It's depressing. We should be used to it by now, and understand that money is everything, people nothing. but we still fondly imagine that people in government will wake up one day and say, "No. This is wrong." Dream on. New disability benefit test contracts have just been awarded - to Atos and Capita. According to the Guardian, the lion's share goes to Atos. The paper is portraying it as a blow to G4S which was in the running, and hinting that the timing suggests that the Olympic security fiasco could have ruled them out. I doubt it. That's not how the procurement process works, as we know. G4S's share price went down, but it's back up now. A fascinating article by historian Michael Wood on the BBC website points out, among other things, that G4S is four times the size of the British Army. The embarrassment of the Olympics is just a minor glitch. Meanwhile A4e, a much smaller player, rides its own recent embarrassments comfortably. It preens on its website that it has been telling the Polish government how it can transform its "public-private co-operation", focussing on payment by results.

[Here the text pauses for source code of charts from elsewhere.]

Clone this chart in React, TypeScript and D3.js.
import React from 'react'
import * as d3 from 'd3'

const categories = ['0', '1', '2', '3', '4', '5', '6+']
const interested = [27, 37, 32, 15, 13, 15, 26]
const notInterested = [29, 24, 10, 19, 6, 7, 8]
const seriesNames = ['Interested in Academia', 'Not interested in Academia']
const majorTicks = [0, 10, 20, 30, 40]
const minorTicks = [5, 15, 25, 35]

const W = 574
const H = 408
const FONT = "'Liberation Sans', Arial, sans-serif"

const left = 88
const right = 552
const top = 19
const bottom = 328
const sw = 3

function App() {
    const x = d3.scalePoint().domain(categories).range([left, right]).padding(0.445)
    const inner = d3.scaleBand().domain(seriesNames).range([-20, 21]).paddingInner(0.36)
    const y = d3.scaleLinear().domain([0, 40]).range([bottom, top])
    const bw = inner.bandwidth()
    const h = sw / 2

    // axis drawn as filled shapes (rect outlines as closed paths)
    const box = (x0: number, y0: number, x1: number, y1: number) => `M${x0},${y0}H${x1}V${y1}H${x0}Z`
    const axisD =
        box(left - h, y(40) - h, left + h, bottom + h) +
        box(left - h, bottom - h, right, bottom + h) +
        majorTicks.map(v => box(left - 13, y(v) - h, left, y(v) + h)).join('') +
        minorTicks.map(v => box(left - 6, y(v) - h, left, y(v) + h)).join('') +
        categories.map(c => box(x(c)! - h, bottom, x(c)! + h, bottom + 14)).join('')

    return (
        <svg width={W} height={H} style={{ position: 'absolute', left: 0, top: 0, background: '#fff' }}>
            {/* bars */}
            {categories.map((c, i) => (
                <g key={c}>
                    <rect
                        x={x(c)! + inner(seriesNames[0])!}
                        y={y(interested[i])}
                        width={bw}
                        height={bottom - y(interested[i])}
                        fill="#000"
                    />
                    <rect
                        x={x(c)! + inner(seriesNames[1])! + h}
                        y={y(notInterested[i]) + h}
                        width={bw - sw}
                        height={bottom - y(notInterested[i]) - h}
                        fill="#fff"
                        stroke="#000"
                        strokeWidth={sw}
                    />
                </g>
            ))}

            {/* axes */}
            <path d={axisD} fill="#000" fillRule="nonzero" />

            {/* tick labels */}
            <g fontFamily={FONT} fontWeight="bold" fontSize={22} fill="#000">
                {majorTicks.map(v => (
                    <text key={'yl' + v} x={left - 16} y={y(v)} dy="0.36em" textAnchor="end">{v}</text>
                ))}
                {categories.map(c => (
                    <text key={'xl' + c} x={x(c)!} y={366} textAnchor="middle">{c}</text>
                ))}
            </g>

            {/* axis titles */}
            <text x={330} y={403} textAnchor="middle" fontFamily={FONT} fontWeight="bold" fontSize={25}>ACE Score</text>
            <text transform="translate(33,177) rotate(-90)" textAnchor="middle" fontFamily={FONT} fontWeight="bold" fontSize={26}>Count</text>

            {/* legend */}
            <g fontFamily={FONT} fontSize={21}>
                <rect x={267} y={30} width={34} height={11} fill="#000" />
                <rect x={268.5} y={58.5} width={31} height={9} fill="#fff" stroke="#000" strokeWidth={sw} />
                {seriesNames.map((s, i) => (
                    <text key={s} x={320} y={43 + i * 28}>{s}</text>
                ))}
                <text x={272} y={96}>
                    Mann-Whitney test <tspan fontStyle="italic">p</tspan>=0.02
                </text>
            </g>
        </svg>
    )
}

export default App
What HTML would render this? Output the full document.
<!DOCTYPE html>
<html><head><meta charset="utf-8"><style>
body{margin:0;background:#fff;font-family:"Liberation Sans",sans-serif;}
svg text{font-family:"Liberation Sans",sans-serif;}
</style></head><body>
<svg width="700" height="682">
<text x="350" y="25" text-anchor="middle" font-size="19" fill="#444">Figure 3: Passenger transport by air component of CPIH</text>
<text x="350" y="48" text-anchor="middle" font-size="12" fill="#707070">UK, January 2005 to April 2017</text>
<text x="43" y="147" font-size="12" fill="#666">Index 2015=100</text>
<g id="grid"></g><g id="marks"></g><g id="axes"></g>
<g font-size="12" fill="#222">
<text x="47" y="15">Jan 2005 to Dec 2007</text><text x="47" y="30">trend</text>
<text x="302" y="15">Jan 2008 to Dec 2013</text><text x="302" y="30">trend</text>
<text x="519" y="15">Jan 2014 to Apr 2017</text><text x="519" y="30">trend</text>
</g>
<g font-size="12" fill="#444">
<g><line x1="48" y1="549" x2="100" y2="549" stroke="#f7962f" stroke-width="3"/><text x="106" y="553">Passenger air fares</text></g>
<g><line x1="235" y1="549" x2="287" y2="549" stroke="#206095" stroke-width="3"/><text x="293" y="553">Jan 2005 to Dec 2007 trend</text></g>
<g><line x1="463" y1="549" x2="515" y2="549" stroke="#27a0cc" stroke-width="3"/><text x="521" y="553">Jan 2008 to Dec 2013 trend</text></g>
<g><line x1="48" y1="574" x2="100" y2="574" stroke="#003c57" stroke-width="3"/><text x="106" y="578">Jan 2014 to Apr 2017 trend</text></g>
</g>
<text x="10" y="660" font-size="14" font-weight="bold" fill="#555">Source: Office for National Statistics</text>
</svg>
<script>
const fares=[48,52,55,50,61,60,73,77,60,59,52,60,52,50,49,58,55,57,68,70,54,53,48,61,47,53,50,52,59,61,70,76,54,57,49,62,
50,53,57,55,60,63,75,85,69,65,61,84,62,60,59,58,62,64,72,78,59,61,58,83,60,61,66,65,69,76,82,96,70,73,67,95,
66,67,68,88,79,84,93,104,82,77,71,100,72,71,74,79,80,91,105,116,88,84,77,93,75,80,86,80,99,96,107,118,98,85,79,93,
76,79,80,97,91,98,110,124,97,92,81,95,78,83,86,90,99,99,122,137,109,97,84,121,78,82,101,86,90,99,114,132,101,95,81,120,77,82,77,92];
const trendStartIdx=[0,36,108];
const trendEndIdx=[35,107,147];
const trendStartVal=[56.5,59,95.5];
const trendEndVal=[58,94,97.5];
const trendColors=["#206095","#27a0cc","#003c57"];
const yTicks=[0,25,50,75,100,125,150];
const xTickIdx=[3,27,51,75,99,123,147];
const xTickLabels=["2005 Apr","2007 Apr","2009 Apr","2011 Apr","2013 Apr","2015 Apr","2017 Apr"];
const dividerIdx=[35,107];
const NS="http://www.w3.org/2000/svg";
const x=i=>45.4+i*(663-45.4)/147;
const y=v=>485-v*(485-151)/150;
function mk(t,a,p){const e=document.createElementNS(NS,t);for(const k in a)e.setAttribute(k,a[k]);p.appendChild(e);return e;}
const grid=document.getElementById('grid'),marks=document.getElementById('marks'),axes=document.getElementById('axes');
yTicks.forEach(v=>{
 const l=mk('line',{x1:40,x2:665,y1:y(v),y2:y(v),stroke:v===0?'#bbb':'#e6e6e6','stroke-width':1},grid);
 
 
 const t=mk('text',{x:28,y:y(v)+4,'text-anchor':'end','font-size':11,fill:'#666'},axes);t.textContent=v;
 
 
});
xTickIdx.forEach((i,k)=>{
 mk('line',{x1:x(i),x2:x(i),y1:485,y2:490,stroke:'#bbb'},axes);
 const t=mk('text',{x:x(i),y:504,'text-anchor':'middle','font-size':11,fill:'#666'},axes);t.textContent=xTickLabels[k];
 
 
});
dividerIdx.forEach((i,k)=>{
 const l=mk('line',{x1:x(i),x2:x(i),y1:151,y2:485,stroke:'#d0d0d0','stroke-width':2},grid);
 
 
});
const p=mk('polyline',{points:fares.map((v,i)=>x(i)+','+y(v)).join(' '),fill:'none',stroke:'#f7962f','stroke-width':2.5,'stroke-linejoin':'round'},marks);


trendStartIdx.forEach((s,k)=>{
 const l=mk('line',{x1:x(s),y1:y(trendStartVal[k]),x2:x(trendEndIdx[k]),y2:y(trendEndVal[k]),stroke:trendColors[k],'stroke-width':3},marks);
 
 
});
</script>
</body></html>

The Exaro site previews a report to be published by the University of Greenwich Business School on outsourcing which, it says, will "reignite controversy" and "provoke a furious reaction". Sadly, it won't. The report states the obvious; that there will always be a conflict of interest between "commercial and shareholder interests" and the public objectives. It also has evidence that any saving of money by using private companies is short-lived. The authors of the article go to something called the National Outsourcing Association for a reaction. They say that people only notice outsourcing on those rare occasions when it goes wrong; it saves money and employs a lot of people. And that, I'm afraid, will be the extent of the debate on this issue.
We are not going to change anything in the near future. But that doesn't mean we should stop resisting.